Reyes made one more check of his patients, then stepped out of the helicopter, holding his Beretta. He lowered himself behind the stone barricade Parson and Conway had built. Even with every able-bodied man now in a fighting position, Parson’s de facto fire team seemed a thin force for repelling committed jihadists. Nothing for it but to keep a good watch, and when the shooting started, try to keep them pinned down until air support could get here. The radio would be more important than the guns.

“Spectre’s inbound,” Parson told Reyes. “You can call in a strike better than I can, so you take the radio.” PJs weren’t forward air controllers, but they knew how to make an emergency call for fire.

“Yes, sir,” Reyes said. He took the PRC-152 and the headset from Parson. Reyes also retrieved a smoke flare from his tactical vest and prepped it. He removed the plastic cap from one end and pried up the pull tab. It was the same kind of flare Parson had elected not to use earlier, but he did not object. If it became necessary to mark their position so a gunship could lay waste to everything around them, sparks would be the least of their problems.

A flicker of movement down in the valley caught Parson’s eye. He turned his head to see a man dart from behind a boulder, run several yards, dive for the ground. The insurgent carried an AK-47. Another man leapfrogged ahead of him, holding what looked like a grenade launcher.

“All right,” Parson said. “Here they come.” He thumbed the safety on his pistol, placed an extra magazine on the stones in front of him.

The dog gazed down at the valley floor, sniffed the air. She growled, whirled, and barked, teeth bared at something behind her.

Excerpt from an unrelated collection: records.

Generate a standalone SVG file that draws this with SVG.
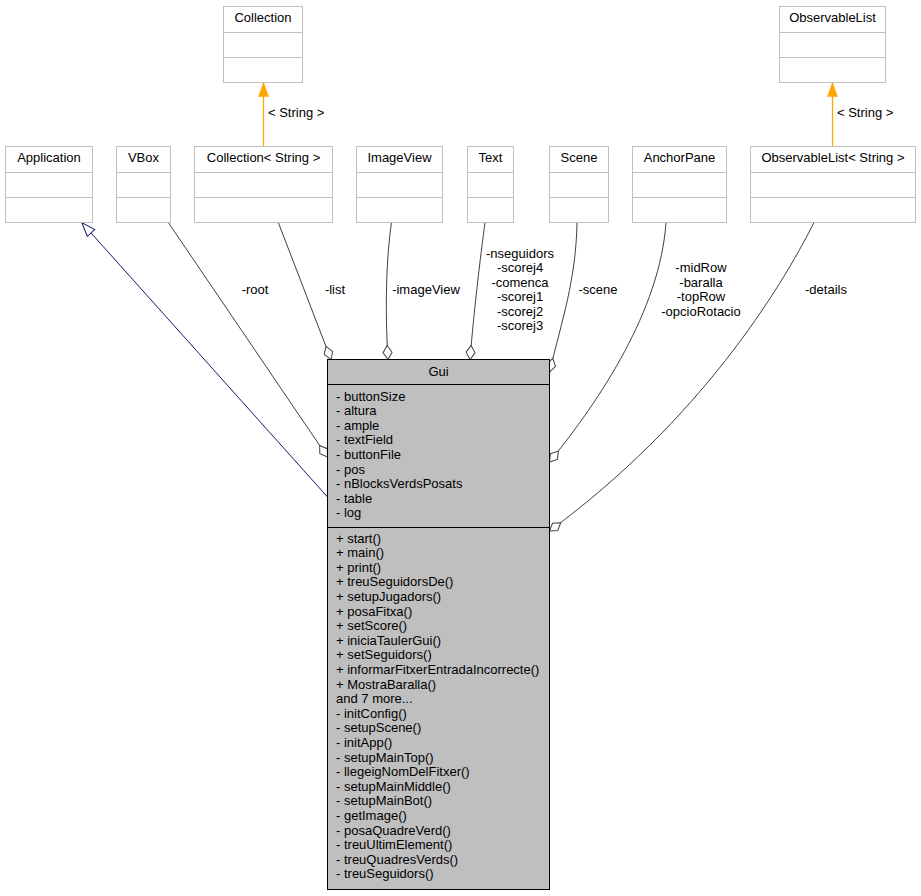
<svg xmlns="http://www.w3.org/2000/svg" width="921" height="896" viewBox="0 0 921 896">
<style>
text{font-family:"Liberation Sans",Arial,sans-serif;font-size:13px;fill:#000}
.t{text-anchor:middle}
.box rect{fill:#fff;stroke:#bfbfbf;stroke-width:1}
.box line{stroke:#bfbfbf;stroke-width:1}
.gui rect{fill:#bfbfbf;stroke:#000;stroke-width:1}
.gui line{stroke:#000;stroke-width:1}
.agg{fill:none;stroke:#404040;stroke-width:1;marker-end:url(#dia)}
.inh{fill:none;stroke:#191970;stroke-width:1;marker-end:url(#tri)}
.tpl{fill:none;stroke:#ffa500;stroke-width:1.3;marker-end:url(#otri)}
</style>
<defs>
<marker id="dia" markerUnits="userSpaceOnUse" viewBox="0 0 16 10" markerWidth="16" markerHeight="10" refX="15" refY="5" orient="auto" overflow="visible">
<path d="M1,5 L8,0.5 L15,5 L8,9.5 Z" fill="#fff" stroke="#404040" stroke-width="1"/>
</marker>
<marker id="tri" markerUnits="userSpaceOnUse" viewBox="0 0 15 11" markerWidth="15" markerHeight="11" refX="14" refY="5.5" orient="auto" overflow="visible">
<path d="M0,0.5 L14,5.5 L0,10.5 Z" fill="#fff" stroke="#191970" stroke-width="1"/>
</marker>
<marker id="otri" markerUnits="userSpaceOnUse" viewBox="0 0 14 10" markerWidth="14" markerHeight="10" refX="14" refY="5" orient="auto" overflow="visible">
<path d="M0,0 L14,5 L0,10 Z" fill="#ffa500" stroke="#ffa500" stroke-width="0.5"/>
</marker>
</defs>

<g id="connectors">
<path class="tpl" d="M263.5,146 L263.5,82.5"/>
<path class="tpl" d="M832.5,146 L832.5,82.5"/>
<path class="inh" d="M327.5,497 L81.7,222.5"/>
<path class="agg" d="M168.3,222.5 L327.5,457"/>
<path class="agg" d="M278.3,222.5 L331,359.5"/>
<path class="agg" d="M391.5,222.5 C386,260 385,310 388,359.5"/>
<path class="agg" d="M485,222.5 C480,260 474,310 470,359.5"/>
<path class="agg" d="M577,222.5 C576,280 562,320 549.5,372"/>
<path class="agg" d="M666,222.5 C660,310 600,400 549.5,462"/>
<path class="agg" d="M814,222.5 C780,290 700,420 549.5,531"/>
<text x="268" y="117">&lt; String &gt;</text>
<text x="837" y="117">&lt; String &gt;</text>
<text class="t" x="255" y="294">-root</text>
<text class="t" x="335" y="294">-list</text>
<text class="t" x="426" y="294">-imageView</text>
<text class="t" x="520" y="257.5">-nseguidors</text>
<text class="t" x="520" y="272">-scorej4</text>
<text class="t" x="520" y="286.6">-comenca</text>
<text class="t" x="520" y="301.2">-scorej1</text>
<text class="t" x="520" y="315.8">-scorej2</text>
<text class="t" x="520" y="330.4">-scorej3</text>
<text class="t" x="598" y="294">-scene</text>
<text class="t" x="701" y="272">-midRow</text>
<text class="t" x="701" y="286.6">-baralla</text>
<text class="t" x="701" y="301.2">-topRow</text>
<text class="t" x="701" y="315.8">-opcioRotacio</text>
<text class="t" x="826" y="294">-details</text>
</g>

<g id="Collection" class="box">
<rect x="223.5" y="6.5" width="79" height="76"/>
<line x1="223.5" y1="32.5" x2="302.5" y2="32.5"/>
<line x1="223.5" y1="57.5" x2="302.5" y2="57.5"/>
<text class="t" x="263" y="22">Collection</text>
</g>
<g id="ObservableList" class="box">
<rect x="779.5" y="6.5" width="106" height="76"/>
<line x1="779.5" y1="32.5" x2="885.5" y2="32.5"/>
<line x1="779.5" y1="57.5" x2="885.5" y2="57.5"/>
<text class="t" x="832.5" y="22">ObservableList</text>
</g>
<g id="Application" class="box">
<rect x="5.5" y="146.5" width="87" height="76"/>
<line x1="5.5" y1="172.5" x2="92.5" y2="172.5"/>
<line x1="5.5" y1="197.5" x2="92.5" y2="197.5"/>
<text class="t" x="49" y="162">Application</text>
</g>
<g id="VBox" class="box">
<rect x="116.5" y="146.5" width="54" height="76"/>
<line x1="116.5" y1="172.5" x2="170.5" y2="172.5"/>
<line x1="116.5" y1="197.5" x2="170.5" y2="197.5"/>
<text class="t" x="143.5" y="162">VBox</text>
</g>
<g id="CollectionString" class="box">
<rect x="194.5" y="146.5" width="138" height="76"/>
<line x1="194.5" y1="172.5" x2="332.5" y2="172.5"/>
<line x1="194.5" y1="197.5" x2="332.5" y2="197.5"/>
<text class="t" x="263.5" y="162">Collection&lt; String &gt;</text>
</g>
<g id="ImageView" class="box">
<rect x="356.5" y="146.5" width="86" height="76"/>
<line x1="356.5" y1="172.5" x2="442.5" y2="172.5"/>
<line x1="356.5" y1="197.5" x2="442.5" y2="197.5"/>
<text class="t" x="399.5" y="162">ImageView</text>
</g>
<g id="Text" class="box">
<rect x="467.5" y="146.5" width="46" height="76"/>
<line x1="467.5" y1="172.5" x2="513.5" y2="172.5"/>
<line x1="467.5" y1="197.5" x2="513.5" y2="197.5"/>
<text class="t" x="490.5" y="162">Text</text>
</g>
<g id="Scene" class="box">
<rect x="549.5" y="146.5" width="59" height="76"/>
<line x1="549.5" y1="172.5" x2="608.5" y2="172.5"/>
<line x1="549.5" y1="197.5" x2="608.5" y2="197.5"/>
<text class="t" x="579" y="162">Scene</text>
</g>
<g id="AnchorPane" class="box">
<rect x="632.5" y="146.5" width="94" height="76"/>
<line x1="632.5" y1="172.5" x2="726.5" y2="172.5"/>
<line x1="632.5" y1="197.5" x2="726.5" y2="197.5"/>
<text class="t" x="679.5" y="162">AnchorPane</text>
</g>
<g id="ObservableListString" class="box">
<rect x="750.5" y="146.5" width="165" height="76"/>
<line x1="750.5" y1="172.5" x2="915.5" y2="172.5"/>
<line x1="750.5" y1="197.5" x2="915.5" y2="197.5"/>
<text class="t" x="833" y="162">ObservableList&lt; String &gt;</text>
</g>

<g id="Gui" class="gui">
<rect x="327.5" y="359.5" width="222" height="530"/>
<line x1="327.5" y1="384.5" x2="549.5" y2="384.5"/>
<line x1="327.5" y1="527.5" x2="549.5" y2="527.5"/>
<text class="t" x="438.5" y="375.5">Gui</text>
<text x="336" y="400.5">- buttonSize</text>
<text x="336" y="415.1">- altura</text>
<text x="336" y="429.7">- ample</text>
<text x="336" y="444.3">- textField</text>
<text x="336" y="458.9">- buttonFile</text>
<text x="336" y="473.5">- pos</text>
<text x="336" y="488.1">- nBlocksVerdsPosats</text>
<text x="336" y="502.7">- table</text>
<text x="336" y="517.3">- log</text>
<text x="336" y="542.6">+ start()</text>
<text x="336" y="557.2">+ main()</text>
<text x="336" y="571.8">+ print()</text>
<text x="336" y="586.4">+ treuSeguidorsDe()</text>
<text x="336" y="601">+ setupJugadors()</text>
<text x="336" y="615.6">+ posaFitxa()</text>
<text x="336" y="630.2">+ setScore()</text>
<text x="336" y="644.8">+ iniciaTaulerGui()</text>
<text x="336" y="659.4">+ setSeguidors()</text>
<text x="336" y="674">+ informarFitxerEntradaIncorrecte()</text>
<text x="336" y="688.6">+ MostraBaralla()</text>
<text x="336" y="703.2">and 7 more...</text>
<text x="336" y="717.8">- initConfig()</text>
<text x="336" y="732.4">- setupScene()</text>
<text x="336" y="747">- initApp()</text>
<text x="336" y="761.6">- setupMainTop()</text>
<text x="336" y="776.2">- llegeigNomDelFitxer()</text>
<text x="336" y="790.8">- setupMainMiddle()</text>
<text x="336" y="805.4">- setupMainBot()</text>
<text x="336" y="820">- getImage()</text>
<text x="336" y="834.6">- posaQuadreVerd()</text>
<text x="336" y="849.2">- treuUltimElement()</text>
<text x="336" y="863.8">- treuQuadresVerds()</text>
<text x="336" y="878.4">- treuSeguidors()</text>
</g>
</svg>
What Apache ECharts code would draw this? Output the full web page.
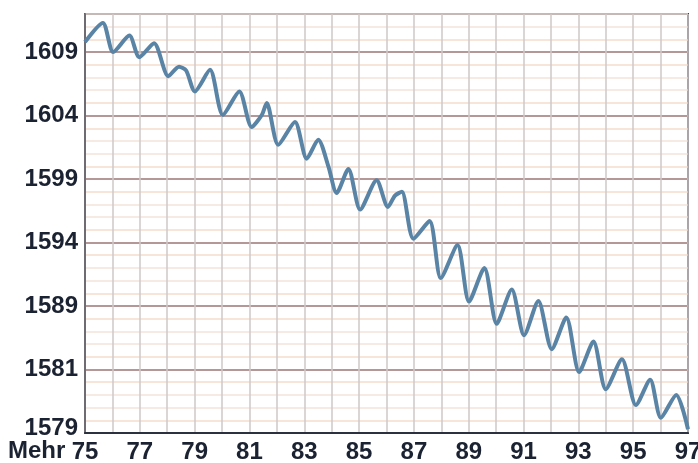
<!DOCTYPE html>
<html>
<head>
<meta charset="utf-8">
<script src="https://cdn.jsdelivr.net/npm/echarts@6/dist/echarts.min.js"></script>
<style>
  html, body { margin: 0; padding: 0; background: #fff; }
  #chart { width: 698px; height: 463px; }
</style>
</head>
<body>
<div id="chart"></div>
<script>
// key points (year, value)
var years = [75.0, 75.65, 76.03, 76.62, 76.98, 77.52, 78.04, 78.43, 78.69, 79.01, 79.56, 80.03, 80.63,
    81.08, 81.45, 81.63, 82.05, 82.66, 83.09, 83.51, 83.88, 84.18, 84.61, 85.04, 85.64, 86.05, 86.31,
    86.56, 86.98, 87.57, 87.98, 88.59, 89.01, 89.57, 90.02, 90.57, 91.02, 91.54, 92.03, 92.56, 93.03,
    93.55, 94.0, 94.59, 95.1, 95.62, 96.01, 96.57, 97.0];
var values = [1609.8, 1611.3, 1609.0, 1610.3, 1608.6, 1609.7, 1607.1, 1607.85, 1607.55, 1605.9, 1607.6,
    1604.05, 1605.9, 1603.1, 1604.05, 1605.0, 1601.7, 1603.5, 1600.6, 1602.1, 1600.0, 1597.9, 1599.8,
    1596.6, 1598.9, 1596.8, 1597.7, 1598.0, 1594.3, 1595.7, 1591.2, 1593.8, 1589.35, 1592.0, 1587.6,
    1590.3, 1586.7, 1589.4, 1585.6, 1588.1, 1583.8, 1586.2, 1582.45, 1584.8, 1581.2, 1583.2, 1580.2,
    1582.0, 1579.3];

// y ticks (grid positions) and the labels printed at them
var yTicks = [1579, 1584, 1589, 1594, 1599, 1604, 1609];
var yTickLabels = ['1579', '1581', '1589', '1594', '1599', '1604', '1609'];
var xTickLabels = ['75', '77', '79', '81', '83', '85', '87', '89', '91', '93', '95', '97'];

var chart = echarts.init(document.getElementById('chart'));

var seriesData = [];
for (var i = 0; i < years.length; i++) {
    seriesData.push([years[i], values[i]]);
}

var labelFont = {
    fontFamily: 'Liberation Sans, Arial, sans-serif',
    fontWeight: 'bold',
    fontSize: 24,
    color: '#1b2231'
};

option = {
    animation: false,
    backgroundColor: '#fff',
    grid: {
        left: 85,
        right: 10,
        top: 14,
        bottom: 30,
        outerBoundsMode: 'none',
        containLabel: false,
        show: true,
        borderColor: '#3a3e4a',
        borderWidth: 2
    },
    graphic: [
        {
            type: 'text',
            left: 8,
            top: 439,
            style: {
                text: 'Mehr',
                font: 'bold 24px "Liberation Sans", Arial, sans-serif',
                fill: '#1b2231'
            }
        }
    ],
    xAxis: {
        type: 'value',
        min: 75,
        max: 97,
        interval: 1,
        axisLine: { lineStyle: { color: '#2c3140', width: 2 } },
        axisTick: { show: false },
        axisLabel: Object.assign({
            margin: 7,
            formatter: function (v) {
                var s = String(Math.round(v));
                return xTickLabels.indexOf(s) >= 0 ? s : '';
            }
        }, labelFont),
        splitLine: { show: true, lineStyle: { color: '#cfc8c8', width: 1.5 } }
    },
    yAxis: {
        type: 'value',
        min: 1579,
        max: 1612,
        interval: 1,
        axisLine: { show: true, lineStyle: { color: '#6e6c72', width: 2 } },
        axisTick: { show: false },
        axisLabel: Object.assign({
            margin: 7,
            formatter: function (v) {
                var k = yTicks.indexOf(Math.round(v));
                if (k < 0) return '';
                if (k === 0) return '{b|' + yTickLabels[k] + '}';
                return yTickLabels[k];
            },
            rich: {
                b: Object.assign({ padding: [0, 0, 10, 0] }, labelFont)
            }
        }, labelFont),
        splitLine: {
            show: true,
            lineStyle: {
                color: ['#9c7474', '#f5dccc', '#f3e3d8', '#f3e3d8', '#f5dccc'],
                width: 1.5
            }
        }
    },
    series: [
        {
            type: 'line',
            data: seriesData,
            smooth: 0.25,
            showSymbol: false,
            lineStyle: { color: '#5a84a5', width: 4 }
        }
    ]
};
chart.setOption(option);
</script>
</body>
</html>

Parson turned and looked up at the top of the ridge. The wind stung his eyes. He saw figures crouching above him. There was a glint, or maybe a flash. And the smoking trail of a rocket-propelled grenade.

14

Gold still kept contacts with the Afghan National Police. She had spent a tour helping run a literacy program for new recruits, and she decided to see if anyone knew anything about this Lieutenant Aamir and his kidnapped son. At the moment, she could do little else to help Parson.